Sometimes it can be really difficult to argue that studying a geography degree is more than just colouring in, but not when all your friends go home for the Easter break and the second year geographers travel to destinations all around the world! These include Hong Kong, Borneo, Barcelona, Cyprus, Copenhagen, Berlin, and the USA among others (next year I hear that New York City is on the cards too).
I’ve just got back from Hong Kong and it was one of the most interesting experiences I’ve ever had. Field trips are undoubtedly a method of learning enriched with benefits beyond assignment content, and I’d really like to share some of the experiences I had and explain what a geography field trip is really like.
Travelling to Hong Kong was the easy bit, once I arrived I was immersed into a new culture, a different language and a new adventure. I travelled with a friend and we met our group (usually around 30 students on each trip) on a Sunday evening, ready to spend the next week exploring Hong Kong together. Mostly fresh-faced on the Monday morning, we met our three staff members and set off exploring the city and the area we stayed in – Sheung Wan.
In the afternoon, we were given instructions from our staff members to ‘find our way home’ to the hotel using maps of Newcastle – this is a concept called psychogeography, and encourages you to ‘get lost’ in the city. Though it sounds strange, it was my favourite activity of the trip – we spent hours wandering around the city and making discoveries such as the Star Ferry and a Chinese Food Market for lunch (we had no idea what we ordered). After a day of relaxed academic work, we were taken up to Victoria Peak in the evening and had a group meal which was a great way to get to know everyone really early on.
Unfortunately not all of our trip was focused on gallivanting around Hong Kong, we did have to present our ideas in an assessed presentation at the Chinese University of Hong Kong (CUHK), receiving feedback on our work from both Newcastle University staff and also CUHK staff too. Although completing an assessment in another country was strange, we had 50% of our module mark back before we went to collect our data, so had a good idea of what we needed to do which helped us shape and develop our research plans.
My group had a focus around tourism and governance within the city, and after the presentations we had three full days to move around the city as we needed collecting data. During the evenings we were free to explore and socialise as we liked, and it was really exciting to be with a group of new friends exploring a new city.

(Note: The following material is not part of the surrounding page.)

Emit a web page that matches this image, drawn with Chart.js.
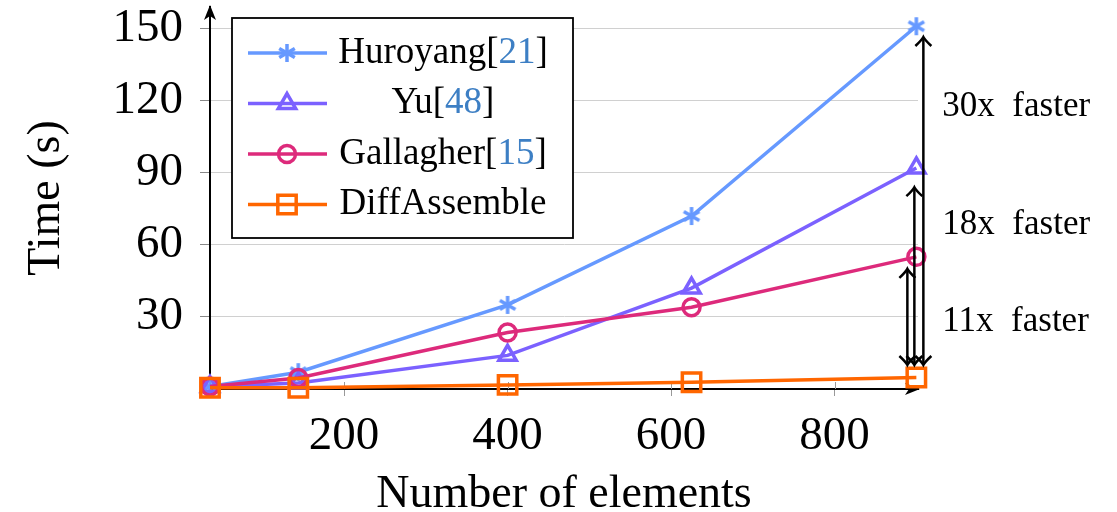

The uni was really helpful and every student got £600 towards their trip, so that completely covered a lot of the trips in Europe and most of Hong Kong too, and you also had the freedom to book your own flights so you could stay on and travel further if you wanted (I travelled an extra two weeks around China).
There was also a great balance between work and fun, with some organised trips to tourist sites such as the Big Buddha and Victoria Peak. I can thoroughly recommend going on field trips with your course – I’ve made some amazing new friends, had an incredible experience and writing this assignment isn’t going to feel so dull if I get to draw from research experiences I’ve had half-way across the globe.